Time for a short break to complain about something.  All the countries that we’re visiting are members of the European Union.  That’s a good thing for them.  However, with the exception of Germany and Austria, none of the countries have adopted the Euro for their currency.  We’ve been trying to sort out monopoly money in four different countries with different exchange rates and now we’re just generally confused.  Even Roger’s currency converter is tired. The Euro is so easy; this just seems like stubbornness.  Oops, my American arrogance is showing!  Sorry, little Central and Eastern European countries/economic powerhouses.  Oh, there it goes again.

One final note:  Polish television.  We turned on the TV late last night and found an American movie playing.  This was quite exciting because, aside from Star Trek in Berlin, the only ‘media’ English we’ve heard for weeks now has been BBC World News or CNN news.  Very tiring and repetitive, if you’re looking for a mindless break.  So we tucked ourselves into our little Polish beds

Luxury Polish hotel room

Luxury Polish hotel room

(Polish hotels tickle me… picture staying at your elderly aunt’s house – the one who hasn’t bought furniture since the depression.  Even the lamps (and their luminance) are original.  And dealing with anything other than single beds is too much trouble for Polish hotels.  You can either have a room with ‘single, single beds’ or a room with ‘two single beds pushed together’ as a ‘pretend’ double) to watch. And laugh.   The movie was dubbed into Polish (good for the Polish – although it meant we couldn’t understand a word). However, the dubbing was done by only one actor – in this case, a male.  We watched Kate Winslet and Vanessa Redgrave perform emotional scenes in their one, husky male voice.  It was perfect!

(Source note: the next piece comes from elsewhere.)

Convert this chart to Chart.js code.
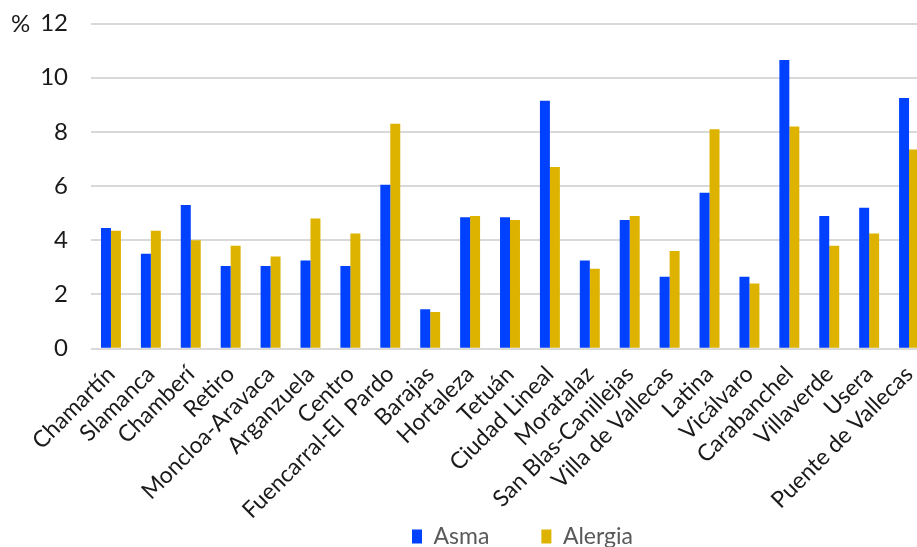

Rynak Glowny square in central Krakow

Rynak Glowny square in central Krakow

Cloth Hall, the historic center of the town square, was a medieval market.  Now it sells mostly handcrafted souveniers

Cloth Hall, the historic center of the town square, was a medieval market. Now it sells mostly handcrafted souveniers

17th century costumes and cell phones.  A curious mix.

17th century costumes and cell phones. A curious mix.

Courageous knight and his unicorn prepared for battle with Smok

Courageous knight and his unicorn prepared for battle with Smok

Wawel Castle, site of all Polish coronations.  Also the lair of Smok.

Wawel Castle, site of all Polish coronations. Also the lair of Smok.